Whether it’s splashing out on a sponsored filter, posting witty one liners, funny videos or informative tutorials – the world’s biggest brands and celebrities, from Kim Kardashian to HubSpot and even Nasa – are all maximising on the power of Snapchat.

Obviously, there are some shortfalls when it comes to using short-lived branded content. There isn’t much room for editing and they have to be kept brief which requires brands to post original content more frequently.

But it’s the impulsiveness of the posts that leads to quick conversions and sales. The idea that an offer, idea or informative video requires immediate action before it disappears.

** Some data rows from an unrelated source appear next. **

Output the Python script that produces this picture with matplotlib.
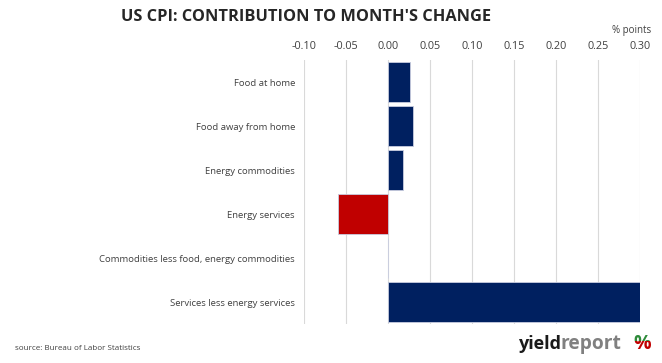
import numpy as np
import matplotlib.pyplot as plt
from matplotlib.patches import Rectangle

categories = ["Food at home", "Food away from home", "Energy commodities",
              "Energy services", "Commodities less food, energy commodities",
              "Services less energy services"]
values = [0.026, 0.030, 0.018, -0.060, 0.0, 0.300]
ticks = [-0.10, -0.05, 0.00, 0.05, 0.10, 0.15, 0.20, 0.25, 0.30]

navy = "#002060"
red = "#C00000"
txt = "#404040"

plt.rcParams['font.family'] = ['Open Sans', 'DejaVu Sans']

fig = plt.figure(figsize=(6.62, 3.63), dpi=100, facecolor="w")
ax = fig.add_axes([304/662, 1-324/363, 336/662, 264/363])

y = np.arange(len(categories))
colors = [red if v < 0 else navy for v in values]
ax.barh(y, values, height=0.9, color=colors, edgecolor="#c8cde0", lw=0.6, zorder=3)

ax.set_xlim(-0.10, 0.30)
ax.set_ylim(len(categories)-0.5, -0.5)
ax.set_xticks(ticks)
ax.set_xticklabels([f"{t:.2f}" for t in ticks], fontsize=7.8, color=txt)
ax.xaxis.tick_top()
ax.tick_params(axis="x", length=0, pad=6)
ax.set_yticks(y)
ax.set_yticklabels(categories, fontsize=6.8, color=txt)
ax.tick_params(axis="y", length=0, pad=6.5)
ax.grid(axis="x", color="#d9d9d9", lw=0.8, zorder=0)
for s in ax.spines.values():
    s.set_visible(False)

fig.text(306/662, 1-17/363, "US CPI: CONTRIBUTION TO MONTH'S CHANGE", ha="center", va="center",
         fontsize=11.8, fontweight="bold", color="#262626")
fig.text(632/662, 1-30/363, "% points", ha="center", va="center", fontsize=7, color=txt)
fig.text(15/662, 1-348/363, "source: Bureau of Labor Statistics", ha="left", va="center",
         fontsize=5.8, color=txt)

# logo
fig.text(519/662, 1-344/363, "yield", ha="left", va="center", fontsize=13,
         fontweight="bold", color="#1a1a1a")
fig.text(561/662, 1-344/363, "report", ha="left", va="center", fontsize=13.8,
         fontweight="bold", color="#808080")
split = 1-341/363
for col, (y0, h) in [("#2e8b3a", (split, 0.1)), ("#c00000", (split-0.1, 0.1))]:
    t = fig.text(633/662, 1-349/363, "%", ha="left", va="baseline", fontsize=14,
                 fontweight="bold", color=col)
    t.set_clip_path(Rectangle((0.9, y0), 0.1, h, transform=fig.transFigure))

fig.savefig("out.png", dpi=100)
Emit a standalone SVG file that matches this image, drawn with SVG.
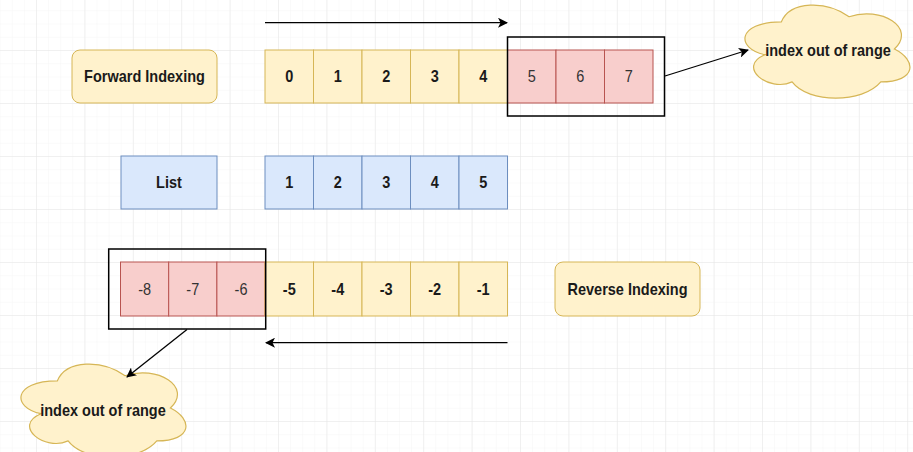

Instagram has already maximised on short-lived content by following in Snapchat’s footsteps and allowing users to post timestamped stories that disappear after 24 hours. The notion of a fleeting moment after which the content will be lost drives views.

In 2015, Facebook founder and CEO Mark Zuckerberg released figures showing the site generated 8 billion video views daily.

While Snapchat had 15 times less users at the time – it was hitting similar figures of over 7 billion.

Now, the app boasts 150 million daily active users who watch 10 billion videos per day as well as sharing 9,000 photos per second.

After mirroring the core features of Snapchat on Instagram last year, Facebook has also now adopted the timestamped stories model on its news feed and it’s almost identical. Just like Snapchat it allows users to post a story for 24 hours or send the content to specific users via the direct feature. Users can reply to the content and replay until the conversation ends and the video or photo disappears. They’ve even added similar promotional filters – although for the time being Facebook will only offer a few branded filters after teaming up with 6 film studios on an experimental basis. For now the content is limited to personal use without story feeds from brands, advertisers or celebrity pages.

The impulsive nature of ephemeral content combined with the effectiveness of video marketing underlines just how powerful using short-lived content platforms can be for brands.